Insight & Analysis

Taxing times ahead for corporates

Published: Oct 2022

The UK government’s corporation tax U-turn is a blow for larger corporates hoping for some respite from difficult trading conditions and a challenging funding environment.

No one should have been surprised when the (last but one) unelected British Prime Minister was forced to abandon a corporation tax cut she had staked her political credibility on. The official announcement merely stated that ‘the legislated increase in the corporation tax rate from April 2023 will go ahead’.

Those with long memories will recall that the main rate of corporation tax was more than twice as high in the mid-1970s and only dropped below 50% in the middle of the following decade. But the reversal of the plan to reduce the rate from 25% to 19% next April is nonetheless a serious setback for companies affected by the cost of living crisis.

The government was quick to point out that the small profits rate means companies with profits of £50,000 or less will continue to pay corporation tax at 19% and that marginal relief for profits of up to £250,000 would remain.
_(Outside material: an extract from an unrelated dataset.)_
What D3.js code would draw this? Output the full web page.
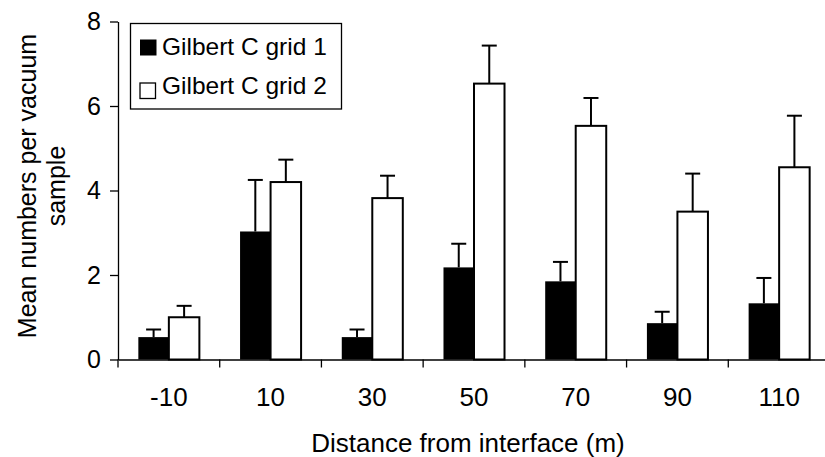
<!DOCTYPE html>
<html>
<head>
<meta charset="utf-8">
<script src="https://cdn.jsdelivr.net/npm/d3@7"></script>
<style>
  body { margin: 0; background: #fff; }
  svg text { font-family: "Liberation Sans", Arial, sans-serif; fill: #000; }
</style>
</head>
<body>
<svg id="drawing_region"></svg>
<script>
const categories = ['-10', '10', '30', '50', '70', '90', '110'];
const series_names = ['Gilbert C grid 1', 'Gilbert C grid 2'];
const grid1_mean = [0.53, 3.03, 0.53, 2.18, 1.85, 0.86, 1.33];
const grid1_err  = [0.18, 1.22, 0.18, 0.56, 0.46, 0.27, 0.60];
const grid2_mean = [1.00, 4.20, 3.82, 6.53, 5.53, 3.50, 4.55];
const grid2_err  = [0.27, 0.53, 0.53, 0.90, 0.66, 0.90, 1.22];
const y_ticks = [0, 2, 4, 6, 8];

const config = {
  width: 825,
  height: 457,
  left: 118,
  right: 830,
  top: 21.5,
  bottom: 359.5,
  font: 25
};

const svg = d3.select('#drawing_region')
  .attr('width', config.width)
  .attr('height', config.height);

// scales
const x_outer = d3.scaleBand()
  .domain(categories)
  .range([config.left, config.right])
  .padding(0);

const x_scale = d3.scaleBand()
  .domain(categories)
  .range([config.left, config.right])
  .paddingInner(0.4)
  .paddingOuter(0.2);

const x_sub = d3.scaleBand()
  .domain([0, 1])
  .range([0, x_scale.bandwidth()]);

const y_scale = d3.scaleLinear()
  .domain([0, 8])
  .range([config.bottom, config.top]);

const rows = categories.map((c, i) => ({
  cat: c,
  vals: [
    { s: 0, mean: grid1_mean[i], err: grid1_err[i] },
    { s: 1, mean: grid2_mean[i], err: grid2_err[i] }
  ]
}));

const groups = svg.selectAll('g.group')
  .data(rows)
  .join('g')
  .attr('class', 'group')
  .attr('transform', d => `translate(${x_scale(d.cat)},0)`);

// error bars (upper half only)
groups.selectAll('g.err')
  .data(d => d.vals)
  .join('g')
  .attr('class', 'err')
  .each(function(d) {
    const g = d3.select(this);
    const cx = x_sub(d.s) + x_sub.bandwidth() / 2;
    g.append('line')
      .attr('x1', cx).attr('x2', cx)
      .attr('y1', y_scale(d.mean)).attr('y2', y_scale(d.mean + d.err))
      .attr('stroke', '#000').attr('stroke-width', 2);
    g.append('line')
      .attr('x1', cx - 7.5).attr('x2', cx + 7.5)
      .attr('y1', y_scale(d.mean + d.err)).attr('y2', y_scale(d.mean + d.err))
      .attr('stroke', '#000').attr('stroke-width', 2);
  });

groups.selectAll('rect')
  .data(d => d.vals)
  .join('rect')
  .attr('x', d => x_sub(d.s))
  .attr('y', d => y_scale(d.mean))
  .attr('width', x_sub.bandwidth())
  .attr('height', d => config.bottom - y_scale(d.mean))
  .attr('fill', d => d.s === 0 ? '#000' : '#fff')
  .attr('stroke', '#000')
  .attr('stroke-width', d => d.s === 0 ? 0 : 2);

// y axis
const yaxis = d3.axisLeft(y_scale)
  .tickValues(y_ticks)
  .tickFormat(d3.format('d'))
  .tickSize(8)
  .tickPadding(9)
  .tickSizeOuter(0);

const yaxis_group = svg.append('g')
  .attr('transform', `translate(${config.left},0)`)
  .call(yaxis);
yaxis_group.selectAll('text').attr('font-size', config.font).style('font-family', '"Liberation Sans", Arial, sans-serif');
yaxis_group.selectAll('line, path').attr('stroke', '#000').attr('stroke-width', 1.3);

// x axis: labels centered, ticks between categories
const xaxis = d3.axisBottom(x_outer)
  .tickSize(0)
  .tickPadding(28)
  .tickSizeOuter(0);

const xaxis_group = svg.append('g')
  .attr('transform', `translate(0,${config.bottom})`)
  .call(xaxis);
xaxis_group.select('.domain').attr('stroke', '#000').attr('stroke-width', 1.3);
xaxis_group.selectAll('text').attr('font-size', 26).style('font-family', '"Liberation Sans", Arial, sans-serif');

xaxis_group.selectAll('line.sep')
  .data(categories.concat(['end']))
  .join('line')
  .attr('class', 'sep')
  .attr('x1', (d, i) => config.left + i * x_outer.step())
  .attr('x2', (d, i) => config.left + i * x_outer.step())
  .attr('y1', 0).attr('y2', 8)
  .attr('stroke', '#000').attr('stroke-width', 1.3);

// axis titles
svg.append('text')
  .attr('x', 468)
  .attr('y', 452)
  .attr('text-anchor', 'middle')
  .attr('font-size', 26)
  .text('Distance from interface (m)');

const ytitle = svg.append('text')
  .attr('transform', 'translate(36,186) rotate(-90)')
  .attr('text-anchor', 'middle')
  .attr('font-size', config.font);
ytitle.append('tspan').attr('x', 0).attr('y', 0).text('Mean numbers per vacuum');
ytitle.append('tspan').attr('x', 0).attr('y', 29).text('sample');

// legend
const legend = svg.append('g');
legend.append('rect')
  .attr('x', 130.5).attr('y', 23.5)
  .attr('width', 211).attr('height', 85.5)
  .attr('fill', '#fff').attr('stroke', '#000').attr('stroke-width', 1.3);

const legend_items = legend.selectAll('g.item')
  .data(series_names)
  .join('g')
  .attr('class', 'item')
  .attr('transform', (d, i) => `translate(0,${i * 39})`);

legend_items.append('rect')
  .attr('x', 140)
  .attr('y', (d, i) => i === 0 ? 39.5 : 44)
  .attr('width', (d, i) => i === 0 ? 16.5 : 15.5)
  .attr('height', (d, i) => i === 0 ? 16 : 15.5)
  .attr('fill', (d, i) => i === 0 ? '#000' : '#fff')
  .attr('stroke', '#000')
  .attr('stroke-width', (d, i) => i === 0 ? 0 : 1.3);

legend_items.append('text')
  .attr('x', 162)
  .attr('y', 54.5)
  .attr('font-size', 24.5)
  .text(d => d);
</script>
</body>
</html>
However, from next year the gap between the small profits rate and the main rate will be at its highest level for a decade.

The government also pointed out that even at 25% the UK’s rate of corporation tax is lower than the other G7 countries and highlighted the reversal of the national insurance increase as a beneficial move for businesses.

But there is no getting away from the fact that removing the corporation tax cut will cost big business plenty at a time when economists are warning of a global recession on the horizon.

The government has suggested that leaving the main rate at 25% will raise in the region of £18bn a year, although the OBR forecast will provide a more detailed analysis. Gavin Midgley, senior teaching fellow in accounting at University of Surrey says there is a real danger that a lack of disposable income will continue to hamper growth, which means revenues raised from corporation tax would fall short of the government’s targets.

Alison Conley, Corporate and International Tax Partner at MHA MacIntyre Hudson suggests that if companies are looking to dispose of chargeable assets within the next few years, they should consider bringing forward the date of the disposals to before 1st April 2023 in order to benefit from the lower rate.

Companies whose accounting periods end soon after April 2023 will pay a pro-rated corporation tax rate on a just and reasonable basis.

Conley notes that the upper and lower limits for taxable profits are reduced depending on the number of ‘associated companies’, the taxable profit limits being divided equally among all the associated companies.

For accounting periods beginning on or after 1st April 2023, new associated company rules will be introduced which provide for a more complicated ‘mutual control’ test.

According to Tony Danker, CBI Director-General, planning for economic growth from 2023 will require a new long-term tax regime that will kick start business investment and ensure the UK is competitive and the government should balance any rise in corporation tax with investment allowances to help achieve both stability and investment.

The National Chair of the Federation of Small Businesses, Martin McTague, has called on the government to revisit the level at which the higher rate of corporation tax kicks in ‘once public finances allow’.

Chancellor Jeremy Hunt has previously advocated cutting corporation tax and his recent comments indicate he still believes that lowering corporation tax would raise more money for the exchequer in the long term.

However, any plans to do so in the future would be likely to be opposed by bodies such as the Institute for Fiscal Studies, which rejected Hunt’s 2019 claim that cutting the main rate to 12.5% would effectively pay for itself.